August 21st, 2015 10:32am
These servers are hosted in the cloud. The disk rate is about 12 MB/s on average. The disk IO is just odd in general. Activity within SQL Server generally tops out around 25 MB/s per thread or so. I don't really understand why.
I've dumped data into a heap in an empty data file with more than enough space, and it tops out around 25 MB/s. However, file transfers to and from the servers top out at 250 MB/s.
August 21st, 2015 12:25pm
Well, to quote Adam Savage: "There's your problem"...
Do you see details? Increased latency? Disk queue? There will be little you can do in the cloud, that's the downside of the cloud after all, but I would still be interested to see where they throttle you down.
August 21st, 2015 12:29pm
We raised this issue with our cloud vendor a couple of weeks after I got here. It was the typical vendor response "Everything looks fine on our end. If you need us to investigate further, it will be a separate fee." When looking
at the resource monitor, everything looks great.
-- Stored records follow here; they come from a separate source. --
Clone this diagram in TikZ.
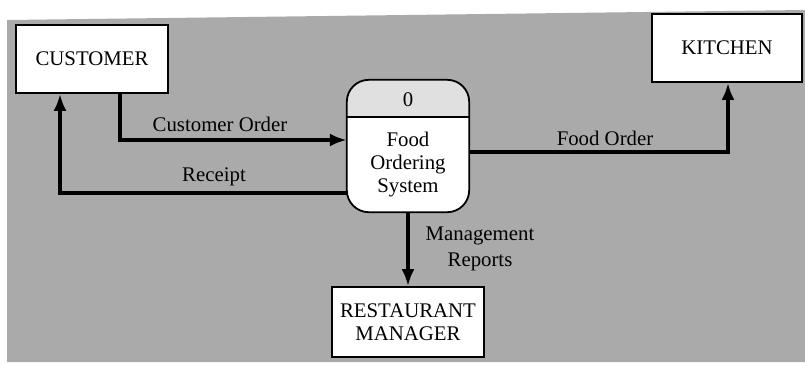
\documentclass[tikz,border=0pt]{standalone}
\usepackage{fontspec}
\setmainfont{Liberation Serif}
\usetikzlibrary{arrows.meta}
\definecolor{paper}{RGB}{170,170,170}
\definecolor{capfill}{RGB}{224,224,224}
\begin{document}
\begin{tikzpicture}[x=1pt,y=-1pt,
  every node/.style={font=\fontsize{20.8}{23}\selectfont},
  entity/.style={draw, line width=1.8pt, fill=white, minimum width=152pt,
    minimum height=68pt, align=center, inner sep=0pt},
  flow/.style={line width=3.4pt, -{Latex[length=17pt,width=13pt]}},
  flowlabel/.style={inner sep=1pt, align=center}]
\useasboundingbox (0,0) rectangle (805,365);
\fill[white] (0,0) rectangle (805,365);
\fill[paper] (7,20) -- (805,10) -- (805,362) -- (7,362) -- cycle;

% external entities
\node[entity] (cust) at (92,59) {CUSTOMER};
\node[entity, minimum width=150pt] (kit) at (727,48) {KITCHEN};
\node[entity, minimum height=70pt] (mgr) at (408,322) {RESTAURANT\\MANAGER};

% process 0
\node[fill=white, rounded corners=22pt, minimum width=122pt,
  minimum height=132pt, inner sep=0pt] (proc) at (408,146) {};
\coordinate (div) at (408,117);
\begin{scope}
  \clip (proc.north west) rectangle (proc.east |- div);
  \fill[capfill, rounded corners=22pt] (proc.south west) rectangle (proc.north east);
\end{scope}
\draw[line width=1.8pt, rounded corners=22pt] (proc.south west) rectangle (proc.north east);
\draw[line width=1.3pt] (proc.west |- div) -- (proc.east |- div);
\node (pid) at (408,100) {0};
\node[align=center] (pname) at (408,165) {Food\\Ordering\\System};

% data flows
\coordinate (co) at (120,140);
\draw[flow] (cust.south -| co) -- (co) -- (proc.west |- co);
\node[flowlabel] (colbl) at (220,124) {Customer Order};

\coordinate (rc) at (60,193);
\draw[flow] (proc.west |- rc) -- (rc) -- (cust.south -| rc);
\node[flowlabel] (rclbl) at (214,177) {Receipt};

\coordinate (fo) at (728,152);
\draw[flow] (proc.east |- fo) -- (fo) -- (kit.south -| fo);
\node[flowlabel] (folbl) at (605,138) {Food Order};

\draw[flow] (proc.south) -- (mgr.north);
\node[flowlabel] (mrlbl) at (480,249) {Management\\[3pt]Reports};
\end{tikzpicture}
\end{document}
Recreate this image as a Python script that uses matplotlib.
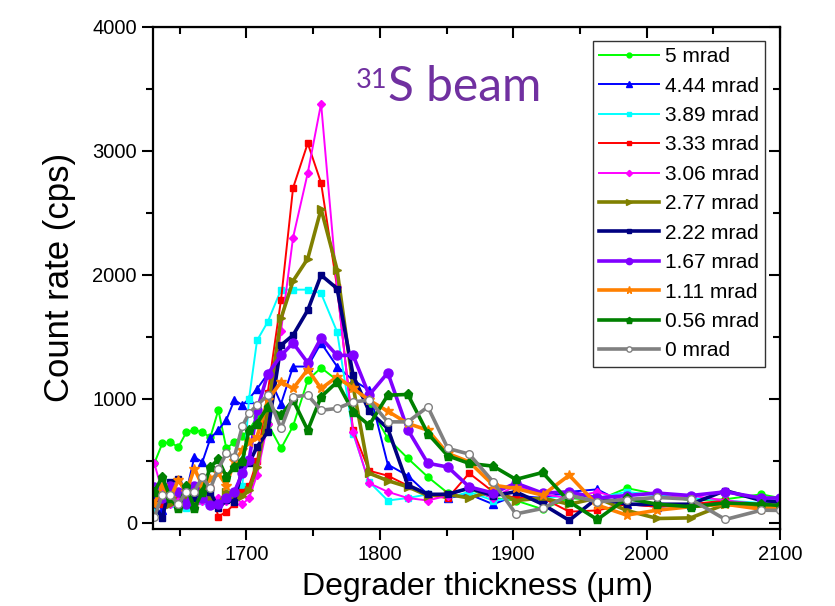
import matplotlib.pyplot as plt
from matplotlib.ticker import MultipleLocator

# degrader thickness (um), shared by all scans
thickness = [1631, 1637, 1643, 1649, 1655, 1661, 1667, 1673, 1679, 1685, 1691, 1697,
             1702, 1708, 1716, 1726, 1735, 1746, 1756, 1768, 1780, 1792, 1806, 1821,
             1836, 1851, 1867, 1885, 1902, 1922, 1942, 1963, 1985, 2008, 2033, 2059,
             2086, 2100]

rate_5 = [480, 640, 650, 610, 730, 750, 730, 690, 910, 600, 650, 700,
          750, 850, 800, 600, 780, 1150, 1250, 1150, 1100, 950, 680, 520,
          370, 240, 270, 200, 180, 110, 200, 180, 280, 230, 180, 190, 230, 200]
rate_444 = [200, 100, 280, 200, 250, 530, 490, 680, 750, 830, 990, 950,
            1000, 1080, 1200, 960, 1260, 1260, 1450, 1260, 1150, 1070, 470, 380,
            230, 200, 230, 150, 220, 200, 250, 270, 150, 130, 140, 170, 150, 150]
rate_389 = [100, 220, 150, 200, 120, 250, 180, 200, 150, 250, 200, 300,
            1000, 1470, 1620, 1880, 1880, 1880, 1850, 1540, 720, 330, 180, 200,
            230, 200, 250, 180, 200, 190, 230, 200, 250, 220, 200, 180, 160, 180]
rate_333 = [250, 150, 300, 200, 250, 150, 200, 280, 50, 90, 150, 250,
            300, 500, 1050, 1800, 2700, 3060, 2740, 1900, 745, 420, 380, 300,
            220, 200, 400, 250, 200, 200, 90, 100, 150, 130, 150, 180, 130, 150]
rate_306 = [480, 250, 150, 180, 200, 120, 180, 150, 200, 180, 220, 150,
            200, 385, 800, 1550, 2300, 2820, 3380, 1900, 730, 320, 250, 200,
            180, 220, 280, 200, 300, 230, 200, 250, 180, 200, 220, 180, 150, 170]
rate_277 = [300, 200, 150, 250, 200, 150, 300, 200, 150, 250, 200, 220,
            262, 450, 900, 1650, 1950, 2130, 2530, 2040, 1100, 400, 340, 290,
            220, 230, 200, 260, 180, 200, 150, 200, 100, 35, 40, 150, 130, 130]
rate_222 = [150, 35, 330, 350, 250, 200, 300, 250, 116, 183, 170, 438,
            480, 613, 733, 1432, 1513, 1714, 1997, 1889, 1190, 900, 761, 304,
            230, 230, 280, 220, 250, 150, 20, 200, 150, 150, 150, 260, 180, 170]
rate_167 = [290, 200, 300, 250, 150, 300, 200, 143, 150, 200, 250, 400,
            505, 908, 1200, 1350, 1450, 1290, 1490, 1350, 1350, 1030, 1210, 750,
            480, 450, 290, 240, 320, 240, 250, 200, 220, 240, 220, 250, 200, 200]
rate_111 = [150, 300, 200, 344, 250, 438, 300, 350, 400, 300, 500, 586,
            650, 693, 990, 1136, 1083, 1236, 1083, 1177, 1083, 989, 900, 801,
            747, 559, 492, 304, 277, 223, 384, 143, 62, 102, 130, 150, 110, 130]
rate_056 = [250, 371, 200, 116, 300, 116, 250, 451, 511, 371, 450, 500,
            750, 800, 935, 868, 990, 747, 1016, 1136, 895, 787, 1029, 1035,
            720, 540, 479, 457, 350, 406, 169, 27, 197, 150, 130, 160, 150, 140]
rate_0 = [48, 223, 223, 150, 250, 250, 371, 277, 438, 559, 532, 780,
          882, 949, 1029, 761, 1016, 1029, 908, 922, 975, 989, 814, 814,
          935, 600, 554, 330, 72, 116, 223, 169, 188, 205, 191, 27, 102, 100]

labels = ["5 mrad", "4.44 mrad", "3.89 mrad", "3.33 mrad", "3.06 mrad", "2.77 mrad",
          "2.22 mrad", "1.67 mrad", "1.11 mrad", "0.56 mrad", "0 mrad"]
rates = [rate_5, rate_444, rate_389, rate_333, rate_306, rate_277,
         rate_222, rate_167, rate_111, rate_056, rate_0]

colors = ["#00FF00", "#0000FF", "#00FFFF", "#FF0000", "#FF00FF", "#808000",
          "#000080", "#8000FF", "#FF8000", "#008000", "#808080"]
markers = ["o", "^", "s", "s", "D", ">", "s", "o", "*", "p", "o"]
msizes = [5, 6, 5, 5, 4.5, 6, 5, 6.5, 7.5, 6.5, 5.5]
widths = [1.4, 1.4, 1.4, 1.4, 1.4, 2.6, 2.6, 2.6, 2.6, 2.6, 2.6]

plt.rcParams['font.family'] = ['Liberation Sans', 'DejaVu Sans']

fig = plt.figure(figsize=(8.35, 6.06), dpi=100)
ax = fig.add_axes([0.1832, 0.127, 0.751, 0.829])

for y, lab, c, m, ms, lw in zip(rates, labels, colors, markers, msizes, widths):
    mfc = "white" if lab == "0 mrad" else c
    ax.plot(thickness, y, color=c, marker=m, markersize=ms, linewidth=lw,
            markerfacecolor=mfc, markeredgecolor=c, markeredgewidth=1.0, label=lab)

ax.set_xlim(1630, 2100)
ax.set_ylim(-50, 4000)
ax.xaxis.set_major_locator(MultipleLocator(100))
ax.xaxis.set_minor_locator(MultipleLocator(50))
ax.yaxis.set_major_locator(MultipleLocator(1000))
ax.yaxis.set_minor_locator(MultipleLocator(500))
ax.tick_params(which='major', direction='out', length=8, width=1.5, labelsize=14.5)
ax.tick_params(which='minor', direction='out', length=5, width=1.5)
for s in ax.spines.values():
    s.set_linewidth(1.6)

# mirrored ticks on top and right, pointing inward
top = ax.secondary_xaxis('top')
top.xaxis.set_major_locator(MultipleLocator(100))
top.xaxis.set_minor_locator(MultipleLocator(50))
top.tick_params(which='major', direction='in', length=8, width=1.5, labeltop=False)
top.tick_params(which='minor', direction='in', length=5, width=1.5)
right = ax.secondary_yaxis('right')
right.yaxis.set_major_locator(MultipleLocator(1000))
right.yaxis.set_minor_locator(MultipleLocator(500))
right.tick_params(which='major', direction='in', length=8, width=1.5, labelright=False)
right.tick_params(which='minor', direction='in', length=5, width=1.5)

ax.set_xlabel("Degrader thickness (\u03bcm)", fontsize=23, labelpad=4)
ax.xaxis.set_label_coords(0.517, -0.085)
ax.set_ylabel("Count rate (cps)", fontsize=25, labelpad=12)

ax.text(0.375, 0.853, "S beam", transform=ax.transAxes, fontsize=34.5,
        color="#7030A0", family="Lato", ha="left", va="baseline")
ax.text(0.373, 0.878, "31", transform=ax.transAxes, fontsize=19.5,
        color="#7030A0", family="Lato", ha="right", va="baseline")

leg = ax.legend(loc="upper left", bbox_to_anchor=(0.702, 0.9715), borderaxespad=0,
                fontsize=15, frameon=True, fancybox=False, edgecolor="black",
                handlelength=2.85, handletextpad=0.3, labelspacing=0.5,
                markerscale=0.7, borderpad=0.3)
leg.get_frame().set_linewidth(1.0)

fig.savefig("out.png", dpi=100)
It just doesn't perform that way.
August 21st, 2015 1:01pm
What do the PerfMon counters say? Avg Disc Seconds / Read (and Write), Current Disk Queue length, etc
August 21st, 2015 1:09pm
The write queue length averages around 0.3. The read queue length averages around 0.1. Disk writes averages 11 MB/s while read is 1 MB/s. Cache fault averages 0.1.
August 21st, 2015 2:45pm
And how does the latency behave? (Avg. Disc Seconds/Write)
August 21st, 2015 2:46pm
Averages 0.2 on a 1000 scale.
August 21st, 2015 2:51pm
Weird... The values look more or less OK for an average class VM... Something is terribly wrong in the system you have here. It's a pity that you don't have access to the physical infrastructure, I would have loved to see the details...
Sorry Jimbo, but I see little you can do as long as you can't get a faster disk system in that cloud.
August 21st, 2015 2:55pm
Yup, the system in general looks fine by the numbers. I have no idea why it doesn't perform that way. Thanks for taking a look into it though Prince.